Product Description
Offers practical guidelines for implementing and utilizing SANs to solve the real-world needs of business networks. Introduces Fibre Channel SAN technology and demonstrates exactly how it can be used to address specific application challenges. Softcover. DLC: Computer networks.
From the Inside Flap
This book is a practical guide for designing and implementing storage area networks, or SANs. Storage networking based on Fibre Channel technology is a relatively new phenomenon, and although there is ample material for study in the form of standards documents and standards interpretations, few practical references are available. This book attempts to achieve a balance between the technical detail required to understand the basic principles of Fibre Channel SANs and the most useful features the technology currently offers for concretely solving storage problems in enterprise data networks. This relatively short text is, therefore, not an exhaustive treatment either of Fibre Channel specifications or for the reader. Ideally, the reader will gain both a working knowledge of the building blocks of a SAN and a framework for understanding how storage issues can be addressed with real products. For a more in-depth treatment of standards, the listing in the bibliography and Robert Kembel's Fibre Channel Consultant series are strongly recommended.
The sheer volume of data generated by today's commercial and academic institutions has created a storage crisis for information technology (IT) managers and administrators. Although larger-capacity disk drives absorb part of the growing data load, connecting the requisite number of disks to file and application servers by traditional means has become increasingly difficult. Providing the bandwidth to keep up with the users' requests for data is also a continual challenge, as are allocating sufficient time and bandwidth for backing up data to tape. These issues are stressing the capabilities of storage infrastructures that have been in place for the past 20 years and are giving rise to new solutions outside the boundaries of traditional server/storage connectivity.

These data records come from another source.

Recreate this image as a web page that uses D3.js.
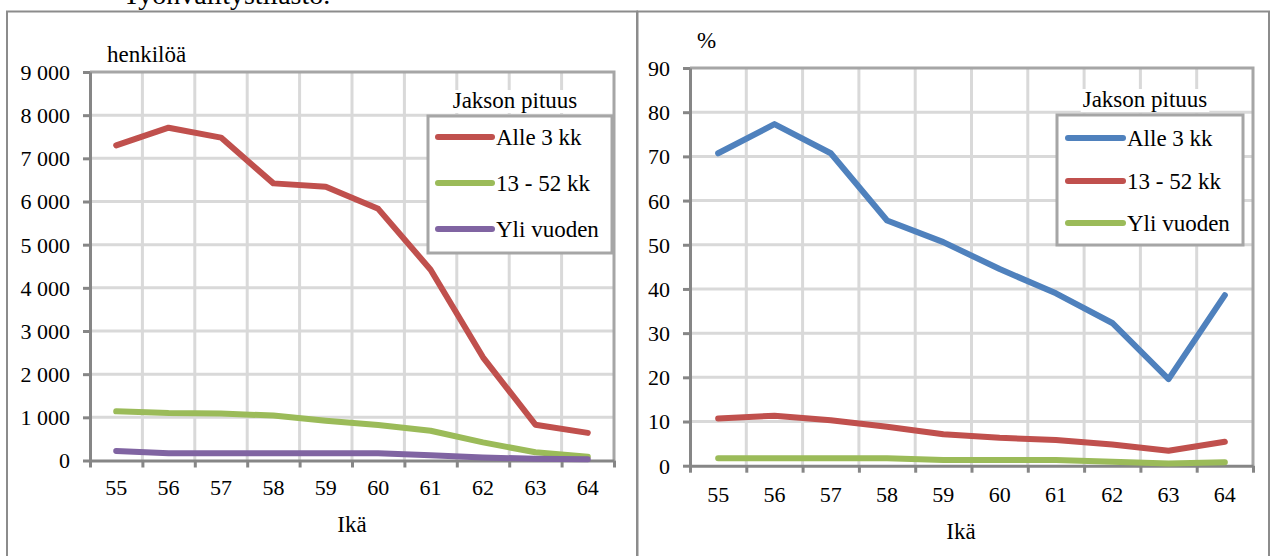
<!DOCTYPE html>
<html><head><meta charset="utf-8">
<script src="https://cdn.jsdelivr.net/npm/d3@7"></script>
<style>
html,body{margin:0;padding:0;background:#fff;}
</style></head>
<body><svg id="c" width="1272" height="556"></svg>
<script>
// ---- data ----
const ages = [55, 56, 57, 58, 59, 60, 61, 62, 63, 64];
const legendTitle = "Jakson pituus";
const seriesNames = ["Alle 3 kk", "13 - 52 kk", "Yli vuoden"];

const countAlle3 = [7300, 7710, 7480, 6420, 6340, 5830, 4420, 2390, 830, 640];
const count13_52 = [1140, 1100, 1090, 1040, 920, 820, 690, 420, 190, 90];
const countYli   = [220, 170, 170, 170, 170, 170, 120, 70, 40, 30];
const leftTicks = [0, 1000, 2000, 3000, 4000, 5000, 6000, 7000, 8000, 9000];

const pctAlle3 = [70.7, 77.3, 70.7, 55.5, 50.6, 44.5, 39.0, 32.3, 19.6, 38.6];
const pct13_52 = [10.7, 11.3, 10.3, 8.8, 7.1, 6.3, 5.8, 4.8, 3.4, 5.4];
const pctYli   = [1.7, 1.7, 1.7, 1.7, 1.3, 1.3, 1.3, 0.9, 0.5, 0.8];
const rightTicks = [0, 10, 20, 30, 40, 50, 60, 70, 80, 90];

const leftColors = ["#C0504D", "#9BBB59", "#8064A2"];
const rightColors = ["#4F81BD", "#C0504D", "#9BBB59"];

// ---- drawing ----
const FONT = "Liberation Serif";
const svg = d3.select("#c");
const fi = d3.formatLocale({decimal: ",", thousands: "\u00a0", grouping: [3]});
const fmtThousands = fi.format(",d");

function T(sel) { return sel.style("font-family", FONT).attr("fill", "#000"); }

T(svg.append("text").attr("x", 123).attr("y", 4).attr("font-size", 28))
  .text("Työnvälitystilasto.");

// panel borders
const panelStroke = "#8c8c8c";
svg.append("rect").attr("x", 7).attr("y", 11.5).attr("width", 630).attr("height", 560)
  .attr("fill", "none").attr("stroke", panelStroke).attr("stroke-width", 2);
svg.append("rect").attr("x", 637.5).attr("y", 11.5).attr("width", 631.5).attr("height", 560)
  .attr("fill", "none").attr("stroke", panelStroke).attr("stroke-width", 2);

function chart(cfg) {
  const g = svg.append("g");
  const x = d3.scaleBand().domain(ages).range([cfg.x0, cfg.x1]);
  const xb = d3.scaleLinear().domain([0, ages.length]).range([cfg.x0, cfg.x1]);
  const y = d3.scaleLinear().domain([0, cfg.ticks[cfg.ticks.length - 1]]).range([cfg.yB, cfg.yT]);
  const grid = "#d9d9d9";

  // gridlines
  g.append("g").selectAll("line").data(cfg.ticks.slice(1, -1)).join("line")
    .attr("x1", cfg.x0).attr("x2", cfg.x1).attr("y1", d => y(d)).attr("y2", d => y(d))
    .attr("stroke", grid).attr("stroke-width", 3);
  g.append("g").selectAll("line").data(d3.range(1, ages.length)).join("line")
    .attr("x1", d => xb(d)).attr("x2", d => xb(d)).attr("y1", cfg.yT).attr("y2", cfg.yB)
    .attr("stroke", grid).attr("stroke-width", 3);
  // plot border top/right
  g.append("path")
    .attr("d", `M${cfg.x0},${y(cfg.ticks[cfg.ticks.length-1])}H${cfg.x1}V${cfg.yB}`)
    .attr("fill", "none").attr("stroke", "#a6a6a6").attr("stroke-width", 3);

  // y axis
  const ya = g.append("g").attr("transform", `translate(${cfg.x0},0)`)
    .call(d3.axisLeft(y).tickValues(cfg.ticks).tickSize(7).tickSizeOuter(0).tickPadding(13).tickFormat(cfg.fmt));
  ya.select(".domain").attr("stroke", "#868686").attr("stroke-width", 3);
  ya.selectAll(".tick line").attr("stroke", "#868686").attr("stroke-width", 3);
  T(ya.selectAll(".tick text").attr("font-size", 22).attr("dy", "0.34em"));

  // x axis
  const xa = g.append("g").attr("transform", `translate(0,${cfg.yB})`)
    .call(d3.axisBottom(xb).tickValues(d3.range(0, ages.length + 1)).tickSize(7).tickSizeOuter(0).tickFormat(""));
  xa.select(".domain").attr("stroke", "#868686").attr("stroke-width", 3);
  xa.selectAll(".tick line").attr("stroke", "#868686").attr("stroke-width", 3);
  const xl = g.append("g").attr("transform", `translate(0,${cfg.yB})`)
    .call(d3.axisBottom(x).tickSize(0).tickPadding(cfg.xPad));
  xl.select(".domain").remove();
  T(xl.selectAll(".tick text").attr("font-size", 22).attr("dy", "0"));

  // axis titles
  T(g.append("text").attr("x", cfg.ylabX).attr("y", cfg.ylabY).attr("font-size", 23)).text(cfg.ylab);
  T(g.append("text").attr("x", cfg.xlabX).attr("y", cfg.xlabY).attr("font-size", 23)
    .attr("text-anchor", "middle")).text("Ikä");

  // lines
  const line = d3.line().x((d, i) => x(ages[i]) + x.bandwidth() / 2).y(d => y(d));
  cfg.series.forEach((s, k) => {
    g.append("path").datum(s).attr("d", line).attr("fill", "none")
      .attr("stroke", cfg.colors[k]).attr("stroke-width", 6)
      .attr("stroke-linejoin", "round").attr("stroke-linecap", "round");
  });

  // legend
  const L = cfg.leg;
  const tt = T(g.append("text").attr("x", L.tx).attr("y", L.ty).attr("font-size", 23)
    .attr("text-anchor", "middle")).text(legendTitle);
  const bb = tt.node().getBBox();
  g.insert("rect", () => tt.node()).attr("x", bb.x - 2).attr("y", bb.y + 2)
    .attr("width", bb.width + 4).attr("height", bb.height - 2).attr("fill", "#fff");
  g.append("rect").attr("x", L.x).attr("y", L.y).attr("width", L.w).attr("height", L.h)
    .attr("fill", "#fff").attr("stroke", "#a6a6a6").attr("stroke-width", 3);
  seriesNames.forEach((n, k) => {
    const yy = L.ys[k];
    g.append("line").attr("x1", L.lx0).attr("x2", L.lx1).attr("y1", yy).attr("y2", yy)
      .attr("stroke", cfg.colors[k]).attr("stroke-width", 6).attr("stroke-linecap", "round");
    T(g.append("text").attr("x", L.lx1 + 4).attr("y", yy + 8).attr("font-size", 23)).text(n);
  });
}

chart({
  x0: 90, x1: 614, yT: 72, yB: 460.5, ticks: leftTicks, fmt: fmtThousands,
  series: [countAlle3, count13_52, countYli], colors: leftColors,
  ylab: "henkilöä", ylabX: 107, ylabY: 62, xlabX: 352, xlabY: 532, xPad: 34,
  leg: {tx: 515, ty: 108, x: 428, y: 116, w: 184, h: 137, lx0: 438, lx1: 492, ys: [137, 183, 229]}
});
chart({
  x0: 690, x1: 1253, yT: 68, yB: 465.7, ticks: rightTicks, fmt: d3.format("d"),
  series: [pctAlle3, pct13_52, pctYli], colors: rightColors,
  ylab: "%", ylabX: 697, ylabY: 48, xlabX: 961, xlabY: 539, xPad: 36,
  leg: {tx: 1145, ty: 107, x: 1057, y: 115, w: 186, h: 130, lx0: 1068, lx1: 1123, ys: [138, 181, 223]}
});
</script></body></html>
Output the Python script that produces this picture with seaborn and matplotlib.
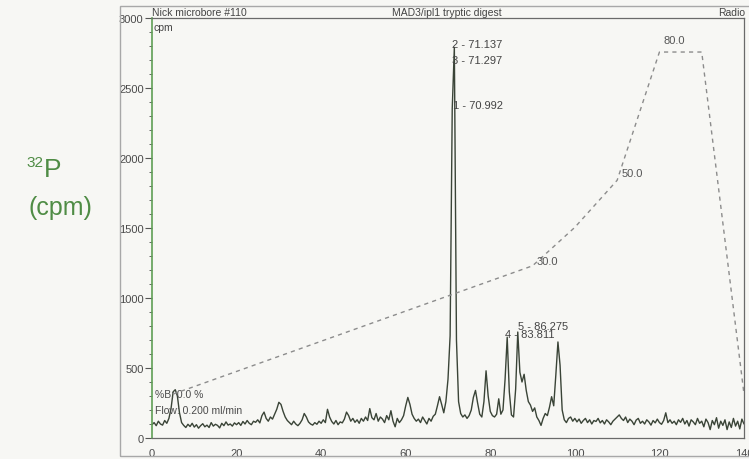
import numpy as np
import matplotlib
matplotlib.use("Agg")
import matplotlib.pyplot as plt
import seaborn as sns
from matplotlib.ticker import MultipleLocator
from matplotlib.patches import Rectangle

# ---------------- data ----------------
step_min = 0.5  # sampling step of the trace (min)

cpm_00_10 = [95, 110, 88, 120, 100, 92, 125, 105, 140, 210, 330, 345, 300, 180, 110,
             90, 75, 98, 82, 105, 78]
cpm_10_20 = [95, 70, 88, 102, 80, 92, 75, 110, 85, 98, 90, 72, 105, 88, 115, 92, 100,
             85, 108, 95]
cpm_20_30 = [110, 90, 118, 100, 125, 105, 95, 120, 112, 130, 108, 160, 185, 140, 120,
             150, 135, 170, 205, 255]
cpm_30_40 = [240, 190, 150, 125, 110, 95, 120, 100, 88, 105, 130, 175, 150, 115, 100,
             92, 110, 98, 120, 105]
cpm_40_50 = [130, 110, 205, 150, 118, 100, 125, 95, 115, 108, 135, 185, 160, 120, 140,
             112, 130, 105, 140, 120]
cpm_50_60 = [150, 125, 210, 145, 130, 175, 120, 150, 135, 110, 160, 130, 195, 120, 80,
             140, 110, 130, 160, 230]
cpm_60_70 = [290, 240, 170, 140, 120, 135, 110, 150, 125, 100, 140, 120, 155, 170, 230,
             295, 240, 180, 260, 420]
cpm_70_80 = [730, 2350, 2790, 700, 260, 175, 150, 165, 140, 160, 200, 290, 340, 250,
             170, 150, 260, 480, 300, 190]
cpm_80_90 = [160, 150, 170, 280, 170, 200, 420, 720, 330, 165, 150, 350, 757, 470, 400,
             455, 340, 260, 235, 190]
cpm_90_100 = [215, 150, 125, 90, 140, 175, 160, 220, 295, 230, 450, 686, 520, 200, 130,
              110, 140, 150, 120, 140]
cpm_100_110 = [115, 135, 105, 125, 140, 110, 130, 100, 125, 118, 140, 108, 125, 100,
               130, 115, 95, 120, 135, 150]
cpm_110_120 = [165, 140, 125, 150, 110, 135, 120, 95, 128, 140, 105, 120, 100, 130, 115,
               92, 125, 108, 135, 110]
cpm_120_130 = [98, 125, 180, 110, 130, 105, 120, 95, 130, 112, 140, 100, 125, 85, 130,
               115, 95, 140, 105, 120]
cpm_130_140 = [80, 135, 110, 60, 125, 95, 145, 70, 120, 90, 130, 60, 115, 75, 140, 85,
               120, 65, 135, 100]

cpm = (cpm_00_10 + cpm_10_20 + cpm_20_30 + cpm_30_40 + cpm_40_50 + cpm_50_60 +
       cpm_60_70 + cpm_70_80 + cpm_80_90 + cpm_90_100 + cpm_100_110 + cpm_110_120 +
       cpm_120_130 + cpm_130_140)
time_min = np.arange(len(cpm)) * step_min

# solvent gradient (%B)
grad_time = [5, 90, 100, 110, 120, 130, 140]
grad_pctB = [0, 30, 39, 50, 80, 80, 0]
grad_label_text = ["30.0", "50.0", "80.0"]
grad_label_time = [91, 111, 121]
grad_label_pct = [31.1, 51.6, 82.7]

# peak annotations
peak_text = ["2 - 71.137", "3 - 71.297", "1 - 70.992", "4 - 83.811", "5 - 86.275"]
peak_time = [71.0, 71.0, 71.2, 83.5, 86.6]
peak_cpm = [2814, 2700, 2379, 743, 800]

x_ticks = [0, 20, 40, 60, 80, 100, 120, 140]
y_ticks = [0, 500, 1000, 1500, 2000, 2500, 3000]

# ---------------- style ----------------
sns.set_style("white")
plt.rcParams["font.family"] = ["Liberation Sans", "DejaVu Sans"]

W, H = 749, 460
bg = "#f7f7f4"
fig = plt.figure(figsize=(W / 100, H / 100), dpi=100, facecolor=bg)
ax = fig.add_axes([152 / W, 1 - 439 / H, (744 - 152) / W, (439 - 19) / H])
ax.set_facecolor(bg)

# outer frame of the printout
fig.patches.append(Rectangle((120 / W, 1 - 457 / H), (W - 120) / W + 0.01, (457 - 7) / H,
                             transform=fig.transFigure, fill=False,
                             edgecolor="#a8a8a8", lw=1.0))

trace_col = "#3a4437"
sns.lineplot(x=time_min, y=cpm, ax=ax, color=trace_col, lw=1.0)

ax.set_xlim(0, 140)
ax.set_ylim(0, 3000)
ax.set_xticks(x_ticks)
ax.set_yticks(y_ticks)
ax.xaxis.set_minor_locator(MultipleLocator(5))
ax.yaxis.set_minor_locator(MultipleLocator(100))
ax.tick_params(axis="both", which="major", direction="out", length=5, width=0.8,
               labelsize=8, labelcolor="#4a4a4a", color="#555555", pad=1)
ax.tick_params(axis="both", which="minor", direction="out", length=2.5, width=0.7,
               color="#666666")
ax.tick_params(axis="x", which="major", pad=2)
ax.set_xlabel("")
ax.set_ylabel("")
for side in ["top", "right", "bottom"]:
    ax.spines[side].set_visible(True)
    ax.spines[side].set_color("#6a6a6a")
    ax.spines[side].set_linewidth(0.9)
ax.spines["left"].set_color("#5f9f55")
ax.spines["left"].set_linewidth(1.2)

# gradient on a hidden twin axis
ax2 = ax.twinx()
sns.lineplot(x=grad_time, y=grad_pctB, ax=ax2, color="#8c8c8c", lw=1.0)
ax2.lines[0].set_dashes((3, 3))
ax2.set_ylim(-10.28, 87.96)
ax2.set_xlim(0, 140)
ax2.set_axis_off()
for t, b, s in zip(grad_label_time, grad_label_pct, grad_label_text):
    ax2.text(t, b, s, fontsize=8, color="#555555", ha="left", va="center")

# peak labels
for s, t, c in zip(peak_text, peak_time, peak_cpm):
    ax.text(t, c, s, fontsize=8, color="#444444", ha="left", va="center")

# in-plot notes
ax.text(0.4, 2936, "cpm", fontsize=7.5, color="#444444", ha="left", va="center")
ax.text(0.7, 314, "%B: 0.0 %", fontsize=7.5, color="#4a4a4a", ha="left", va="center")
ax.text(0.7, 200, "Flow: 0.200 ml/min", fontsize=7.5, color="#4a4a4a", ha="left",
        va="center")

# header line
fig.text(152 / W, 1 - 13 / H, "Nick microbore #110", fontsize=7.5, color="#444444",
         ha="left", va="center")
fig.text(447 / W, 1 - 13 / H, "MAD3/ipl1 tryptic digest", fontsize=7.5, color="#444444",
         ha="center", va="center")
fig.text(745 / W, 1 - 13 / H, "Radio", fontsize=7.5, color="#444444", ha="right",
         va="center")

# axis title at the left
green = "#4f8c45"
fig.text(26 / W, 1 - 163 / H, "32", fontsize=11, color=green, ha="left", va="center")
fig.text(44 / W, 1 - 170 / H, "P", fontsize=19, color=green, ha="left", va="center")
fig.text(60 / W, 1 - 208 / H, "(cpm)", fontsize=18, color=green, ha="center",
         va="center")

fig.savefig("out.png", dpi=100, facecolor=bg)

This book is intended for IT managers, administrators, consultants, and technical staff responsible for data storage and considering Fibre Channel SANs as a means to resolve bandwidth, capacity, and management issues. Storage area networking represents a major shift from previous storage models, since it introduces new networking products and concepts between servers and storage. The text does not assume prior knowledge of networking concepts and discusses the most essential aspects of networking as they apply to SANs. In addition to storage and server administrators, networking professionals who use SANs as an extension of the local and wide area enterprise network may also find value in this book. For these readers, discussions of basic server and storage concepts should assist in bridging the gap between networking and storage worlds.
Fibre Channel is a standards-based architecture that provides gigabit speeds, long distances, and support for millions of devices in an extended network. Fibre Channel has become synonymous with storage area networking, due to its support of the protocols most optimized for moving data to and from disk and its inherent networking capabilities. Although SAN "fossils" can be found in older mainframe and minicomputer environments, the concept of storage networking (and the acronym SAN itself) did not enter mainstream consciousness until Fibre Channel products appeared in the market. Organization of This Book
This book highlights the attributes of Fibre Channel technology as embodied by useful products and explores the various topologies that are available to build SANs for specific application needs. The first two chapters establish a foundation for understanding the profound change that networking brings to the traditional storage paradigm. Chapters 3 and 4 have more technical content for readers desiring a glimpse into the inner workings of the Fibre Channel architecture. Capabilities of various SAN building blocks are discussed in Chapter 5 so that the reader can place them into a coherent and effective design. Since in the real world, no installation is flawless, Chapter 6 describes basic problem-isolation techniques, as well as methods that facilitate day-to-day operations. Chapter 7 gives an overview of SAN management, including network and volume management. Chapter 8 presents examples of Fibre Channel SAN configurations for video, prepress, tape backup, and other applications and explains the selection of SAN components based on bandwidth, distance, and redundancy requirements. The text concludes with a brief discussion of future trends in Fibre Channel SAN technology.
Although the discussions of Fibre Channel products and storage management applications in this text are vendor-neutral (Web sites of vendors for specific product lines are listed in Appendix B), the reader will not mistake the general tone of Fibre Channel advocacy throughout the work. It is difficult to be completely impartial about a technology that resolves so many real and pressing problems, especially when few viable alternatives exist. Fibre Channel SANs will not satisfy every data storage requirement but will, with proper design and implementation, address the majority of them.